┌────────
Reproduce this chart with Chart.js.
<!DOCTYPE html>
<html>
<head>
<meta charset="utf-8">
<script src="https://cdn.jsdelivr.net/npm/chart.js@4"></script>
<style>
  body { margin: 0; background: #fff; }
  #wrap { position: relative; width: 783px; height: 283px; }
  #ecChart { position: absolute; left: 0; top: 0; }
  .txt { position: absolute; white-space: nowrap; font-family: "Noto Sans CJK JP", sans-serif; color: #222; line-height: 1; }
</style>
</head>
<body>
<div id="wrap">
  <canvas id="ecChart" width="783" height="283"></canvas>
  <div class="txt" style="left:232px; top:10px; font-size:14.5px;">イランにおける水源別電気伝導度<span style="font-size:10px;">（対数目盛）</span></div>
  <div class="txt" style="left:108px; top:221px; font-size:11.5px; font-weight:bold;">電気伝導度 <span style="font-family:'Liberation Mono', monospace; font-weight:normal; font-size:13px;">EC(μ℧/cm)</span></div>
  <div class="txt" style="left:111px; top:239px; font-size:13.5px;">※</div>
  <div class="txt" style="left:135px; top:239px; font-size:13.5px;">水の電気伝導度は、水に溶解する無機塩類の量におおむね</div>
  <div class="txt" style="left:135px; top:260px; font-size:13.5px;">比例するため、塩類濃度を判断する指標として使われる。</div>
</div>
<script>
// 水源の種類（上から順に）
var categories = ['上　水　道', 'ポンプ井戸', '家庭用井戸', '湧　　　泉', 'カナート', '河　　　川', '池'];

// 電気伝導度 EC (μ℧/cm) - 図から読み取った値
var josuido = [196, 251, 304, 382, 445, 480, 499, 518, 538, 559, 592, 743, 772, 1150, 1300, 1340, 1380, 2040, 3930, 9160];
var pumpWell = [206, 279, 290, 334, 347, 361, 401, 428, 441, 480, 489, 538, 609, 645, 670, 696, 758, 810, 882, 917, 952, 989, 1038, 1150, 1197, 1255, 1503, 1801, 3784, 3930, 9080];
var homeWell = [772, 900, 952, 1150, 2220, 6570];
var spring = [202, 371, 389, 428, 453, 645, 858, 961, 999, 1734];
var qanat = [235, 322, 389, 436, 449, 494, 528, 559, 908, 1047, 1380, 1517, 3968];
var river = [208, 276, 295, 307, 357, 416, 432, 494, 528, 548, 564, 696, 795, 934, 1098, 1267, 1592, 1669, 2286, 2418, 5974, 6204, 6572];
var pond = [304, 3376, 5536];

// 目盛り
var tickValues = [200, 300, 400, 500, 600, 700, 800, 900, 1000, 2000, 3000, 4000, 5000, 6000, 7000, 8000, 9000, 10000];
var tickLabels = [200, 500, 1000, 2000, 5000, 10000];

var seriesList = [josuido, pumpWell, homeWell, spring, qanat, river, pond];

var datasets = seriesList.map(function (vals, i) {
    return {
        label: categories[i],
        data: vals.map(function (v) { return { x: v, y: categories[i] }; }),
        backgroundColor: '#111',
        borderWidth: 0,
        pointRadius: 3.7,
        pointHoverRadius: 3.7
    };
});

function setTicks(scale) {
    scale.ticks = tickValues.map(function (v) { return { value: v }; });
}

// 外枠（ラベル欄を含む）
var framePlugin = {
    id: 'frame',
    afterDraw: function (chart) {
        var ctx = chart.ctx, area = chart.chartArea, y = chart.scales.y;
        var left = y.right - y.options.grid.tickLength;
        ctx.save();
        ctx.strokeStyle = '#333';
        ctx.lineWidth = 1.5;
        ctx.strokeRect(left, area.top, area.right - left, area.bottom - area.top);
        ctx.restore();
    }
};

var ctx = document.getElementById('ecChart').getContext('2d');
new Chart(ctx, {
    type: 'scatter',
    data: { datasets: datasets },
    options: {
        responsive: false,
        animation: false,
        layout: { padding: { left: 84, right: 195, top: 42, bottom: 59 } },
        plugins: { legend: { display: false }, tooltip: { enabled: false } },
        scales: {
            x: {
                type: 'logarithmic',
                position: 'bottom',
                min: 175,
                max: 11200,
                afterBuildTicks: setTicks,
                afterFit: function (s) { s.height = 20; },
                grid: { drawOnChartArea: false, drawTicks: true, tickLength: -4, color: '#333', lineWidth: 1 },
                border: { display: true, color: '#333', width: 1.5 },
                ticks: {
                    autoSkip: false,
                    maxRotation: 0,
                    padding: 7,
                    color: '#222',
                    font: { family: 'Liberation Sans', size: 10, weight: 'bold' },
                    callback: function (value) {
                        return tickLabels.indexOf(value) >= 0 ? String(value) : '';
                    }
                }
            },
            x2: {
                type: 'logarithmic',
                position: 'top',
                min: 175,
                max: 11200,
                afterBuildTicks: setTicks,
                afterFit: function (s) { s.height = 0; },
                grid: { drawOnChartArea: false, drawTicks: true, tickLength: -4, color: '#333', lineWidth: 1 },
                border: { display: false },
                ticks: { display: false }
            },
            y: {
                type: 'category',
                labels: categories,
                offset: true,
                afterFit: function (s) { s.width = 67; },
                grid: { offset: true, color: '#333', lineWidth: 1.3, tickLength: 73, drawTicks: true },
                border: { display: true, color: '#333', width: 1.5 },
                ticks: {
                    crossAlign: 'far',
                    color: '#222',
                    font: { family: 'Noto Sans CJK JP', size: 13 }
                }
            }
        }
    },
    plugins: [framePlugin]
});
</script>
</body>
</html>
└────────
» **Goal of the exercise**:
From the opening line of the data above, please print each line as written up to and including the line that contains "['上　水　道', 'ポンプ井戸', '家庭用井戸', '湧　　　泉', 'カナート', '河　　　川', '池'];", and nothing more.

» **Finished answer**:
Reproduce this chart with Chart.js.
<!DOCTYPE html>
<html>
<head>
<meta charset="utf-8">
<script src="https://cdn.jsdelivr.net/npm/chart.js@4"></script>
<style>
  body { margin: 0; background: #fff; }
  #wrap { position: relative; width: 783px; height: 283px; }
  #ecChart { position: absolute; left: 0; top: 0; }
  .txt { position: absolute; white-space: nowrap; font-family: "Noto Sans CJK JP", sans-serif; color: #222; line-height: 1; }
</style>
</head>
<body>
<div id="wrap">
  <canvas id="ecChart" width="783" height="283"></canvas>
  <div class="txt" style="left:232px; top:10px; font-size:14.5px;">イランにおける水源別電気伝導度<span style="font-size:10px;">（対数目盛）</span></div>
  <div class="txt" style="left:108px; top:221px; font-size:11.5px; font-weight:bold;">電気伝導度 <span style="font-family:'Liberation Mono', monospace; font-weight:normal; font-size:13px;">EC(μ℧/cm)</span></div>
  <div class="txt" style="left:111px; top:239px; font-size:13.5px;">※</div>
  <div class="txt" style="left:135px; top:239px; font-size:13.5px;">水の電気伝導度は、水に溶解する無機塩類の量におおむね</div>
  <div class="txt" style="left:135px; top:260px; font-size:13.5px;">比例するため、塩類濃度を判断する指標として使われる。</div>
</div>
<script>
// 水源の種類（上から順に）
var categories = ['上　水　道', 'ポンプ井戸', '家庭用井戸', '湧　　　泉', 'カナート', '河　　　川', '池'];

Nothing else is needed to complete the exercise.